Let Your Garden Go to Seeds and Weeds to Feed the Bees
Let's talk about nourishing bees, butterflies and birds—and ultimately yourself. Don’t mow the lawn too soon, let our beloved pollinators do their jobs.
It’s good news for pollinators that America’s fixation with “the perfect lawn” has somewhat eased in many places over time. Somewhere along the way, one of those national beliefs kicked into gear that if you want your property to look tidy you must manicure it to perfection. To have a less than manicured front lawn put you at risk of being judged lazy, irresponsible or even a deadbeat. You may be condemned by neighbors, or fined by your home-owners association or the city in an urban area.
It's important to know local regulations before taking the plunge. If you fear neighborly wrath, or a fine for "letting your property go," you may wish to create your native wildflower garden in your back yard. To raise neighborhood interest, you might place a small sign in your front garden that reads, “Pollinator Paradise in Progress” and invite people to view it and discuss pollination with you.
How did we get to this point? True, the scent of freshly cut grass is a joy to inhale. But it also means that there is less food in the form of nectar and pollen for bees, butterflies, birds and other pollinators.

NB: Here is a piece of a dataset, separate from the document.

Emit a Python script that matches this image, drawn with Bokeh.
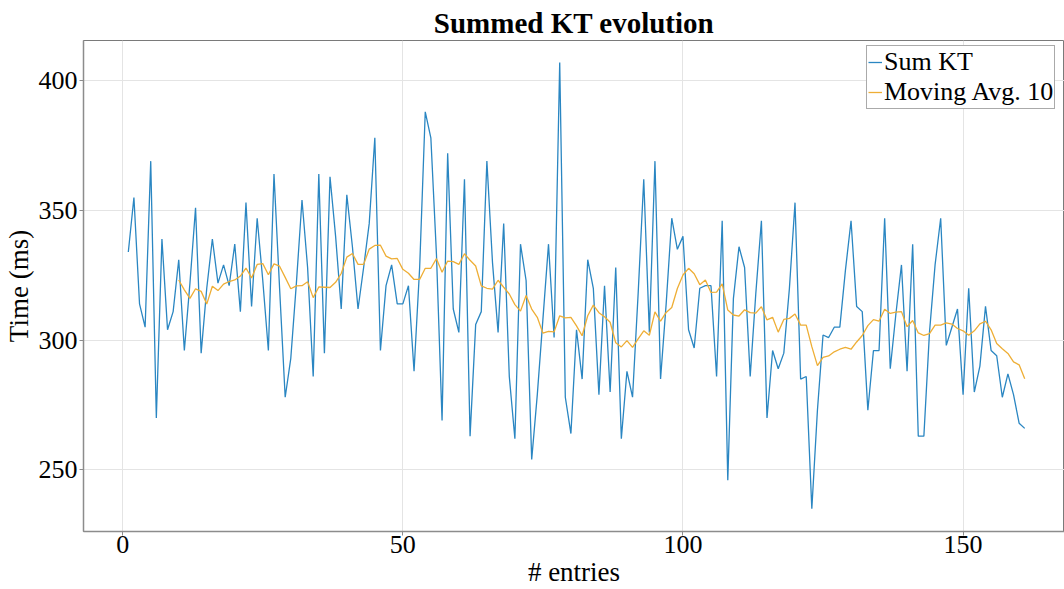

This 5:30-minute long video is extremely insightful in describing the two types of wildflower meadows you can plant, annual or perennial. It offers some excellent advice before creating a wildflower meadow on your property. It also shows the stunning beauty of a natural wildflower garden that you can look forward to:
The past decade has seen a spike in Colony Collapse Disorder (CCD) where more than 10 million beehives around the world have been decimated. This resulted in the loss of 40% of all the honeybee hives that existed only 5 years ago. Monarch butterflies that overwinter in the forests of Mexico have declined 90% in the past twenty years.
These alarming statistics have humanity revisiting the well being of our pollinators, since they play a vital role in our ecosystems and pollinate many of our global food crops. We have pollinators to thank for at least one-third of our foods and three-quarters of global agricultural crops.
The simple truth is that we need pollinators and pollinators need us to stop altering their world. Our fates overlap and are interconnected. The best part is that this is easy for us to rectify. Just let flowers in your fields and the edges of your lawns go to seed. This alone, which takes no effort on your part, allows you to say you are actively helping honeybees and various butterflies, moths and birds. Choose native plants and let such flowers as black-eyed susans, milkweed and daisies live their natural cycle a little longer into the growing season. This produces a huge benefit that costs you little or nothing.
Or if you’re willing to put a little more into it, how about shrinking the “lawn” a little bit and letting the edges revert completely to the wild? Then cut it all late in the season so it has provided sustenance for pollinators throughout the season.
There is an added gift for you in your generosity, as you smell the wildflowers on a late summer day, sitting on your terrace and watching the bees and butterflies enjoy the bounty you have made possible… as birds collect the seeds… and you know that these creatures will, in turn, play a role in providing the foods you later consume.
These are the simple pleasures in life. This nod to nature is a win-win situation where local bees and other pollinators thrive and so do we as we share the natural world and honor each other. We feel contentment from this simple act of kindness as we share the abundance it creates.
A rich garden vibrant with life is a beautiful place of refuge. Is yours? If not, you can decide to make it so!